START Source data

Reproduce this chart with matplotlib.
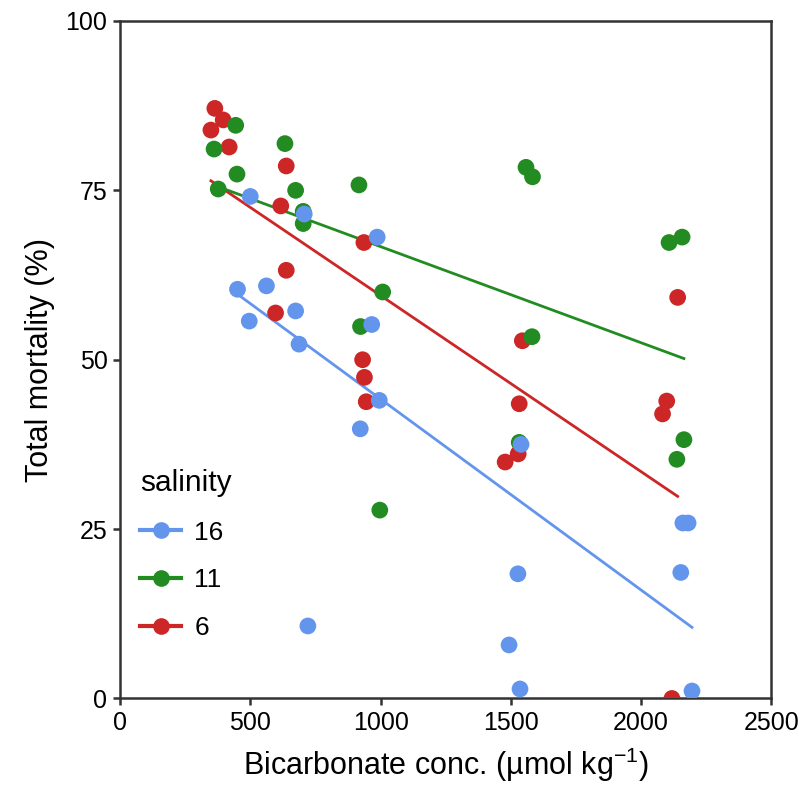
import numpy as np
import matplotlib
matplotlib.use("Agg")
import matplotlib.pyplot as plt
from matplotlib.lines import Line2D

plt.rcParams['font.family'] = ['Liberation Sans', 'DejaVu Sans']
plt.rcParams['mathtext.fontset'] = 'custom'
plt.rcParams['mathtext.rm'] = 'Liberation Sans'
plt.rcParams['mathtext.it'] = 'Liberation Sans:italic'

# salinity 16
x_16 = [500, 707, 987, 451, 562, 496, 674, 687, 966, 995, 922, 721,
        1539, 1527, 1493, 1535, 2160, 2180, 2152, 2195]
y_16 = [74.1, 71.5, 68.1, 60.4, 60.9, 55.7, 57.2, 52.3, 55.2, 44.0, 39.8, 10.7,
        37.5, 18.4, 7.9, 1.4, 25.9, 25.9, 18.6, 1.1]

# salinity 11
x_11 = [444, 361, 633, 449, 377, 674, 703, 703, 917, 1008, 923, 997,
        1558, 1583, 1581, 1532, 2107, 2157, 2164, 2137]
y_11 = [84.6, 81.1, 81.9, 77.4, 75.2, 75.0, 71.9, 70.1, 75.8, 60.0, 54.9, 27.8,
        78.4, 77.0, 53.4, 37.8, 67.3, 68.1, 38.2, 35.3]

# salinity 6
x_6 = [364, 396, 349, 419, 638, 617, 936, 638, 597, 931, 938, 945,
       1544, 1532, 1528, 1478, 2140, 2098, 2082, 2118]
y_6 = [87.1, 85.4, 83.9, 81.4, 78.6, 72.7, 67.3, 63.2, 56.9, 50.0, 47.4, 43.8,
       52.8, 43.5, 36.1, 34.9, 59.2, 43.9, 42.0, 0.0]

groups = ['16', '11', '6']
colors = {'16': '#6495ED', '11': '#228B22', '6': '#CD2626'}
data = {'16': (x_16, y_16), '11': (x_11, y_11), '6': (x_6, y_6)}

fig = plt.figure(figsize=(8.08, 7.92), dpi=100)
ax = fig.add_axes([0.1485, 0.1181, 0.8063, 0.8554])

# lines first, then points (red at the bottom, blue on top)
for z, g in enumerate(reversed(groups)):
    x, y = np.array(data[g][0], float), np.array(data[g][1], float)
    slope, icpt = np.polyfit(x, y, 1)
    xs = np.array([x.min(), x.max()])
    ax.plot(xs, icpt + slope * xs, color=colors[g], lw=2.0, zorder=2 + z * 0.1)
for z, g in enumerate(reversed(groups)):
    x, y = data[g]
    ax.scatter(x, y, s=145, color=colors[g], edgecolors='none', zorder=3 + z)

ax.set_xlim(0, 2500)
ax.set_ylim(0, 100)
ax.set_xticks([0, 500, 1000, 1500, 2000, 2500])
ax.set_yticks([0, 25, 50, 75, 100])

for s in ax.spines.values():
    s.set_color('#333333')
    s.set_linewidth(1.8)
ax.tick_params(direction='out', length=5, width=1.8, color='#333333',
               labelsize=18, labelcolor='black', pad=4)

ax.set_xlabel(r'Bicarbonate conc. (µmol kg$^{-1}$)', fontsize=22, labelpad=8)
ax.set_ylabel('Total mortality (%)', fontsize=22, labelpad=8)

handles = [Line2D([0], [0], color=colors[g], lw=3, marker='o', markersize=12,
                  markeredgewidth=0) for g in groups]
leg = ax.legend(handles, groups, title='salinity', loc='lower left',
                bbox_to_anchor=(0.031, 0.086), frameon=False, fontsize=19,
                title_fontsize=21.5, handlelength=1.55, handletextpad=0.5,
                labelspacing=0.9, borderpad=0, borderaxespad=0,
                alignment='left')
leg._legend_box.sep = 17

fig.savefig('out.png', dpi=100)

END Source data

### What the task asks
Set the lines above down again, word for word, from the first through the one containing "78.4, 77.0, 53.4, 37.8, 67.3, 68.1, 38.2, 35.3]"; pictures excluded.

### Worked answer
Reproduce this chart with matplotlib.
import numpy as np
import matplotlib
matplotlib.use("Agg")
import matplotlib.pyplot as plt
from matplotlib.lines import Line2D

plt.rcParams['font.family'] = ['Liberation Sans', 'DejaVu Sans']
plt.rcParams['mathtext.fontset'] = 'custom'
plt.rcParams['mathtext.rm'] = 'Liberation Sans'
plt.rcParams['mathtext.it'] = 'Liberation Sans:italic'

# salinity 16
x_16 = [500, 707, 987, 451, 562, 496, 674, 687, 966, 995, 922, 721,
        1539, 1527, 1493, 1535, 2160, 2180, 2152, 2195]
y_16 = [74.1, 71.5, 68.1, 60.4, 60.9, 55.7, 57.2, 52.3, 55.2, 44.0, 39.8, 10.7,
        37.5, 18.4, 7.9, 1.4, 25.9, 25.9, 18.6, 1.1]

# salinity 11
x_11 = [444, 361, 633, 449, 377, 674, 703, 703, 917, 1008, 923, 997,
        1558, 1583, 1581, 1532, 2107, 2157, 2164, 2137]
y_11 = [84.6, 81.1, 81.9, 77.4, 75.2, 75.0, 71.9, 70.1, 75.8, 60.0, 54.9, 27.8,
        78.4, 77.0, 53.4, 37.8, 67.3, 68.1, 38.2, 35.3]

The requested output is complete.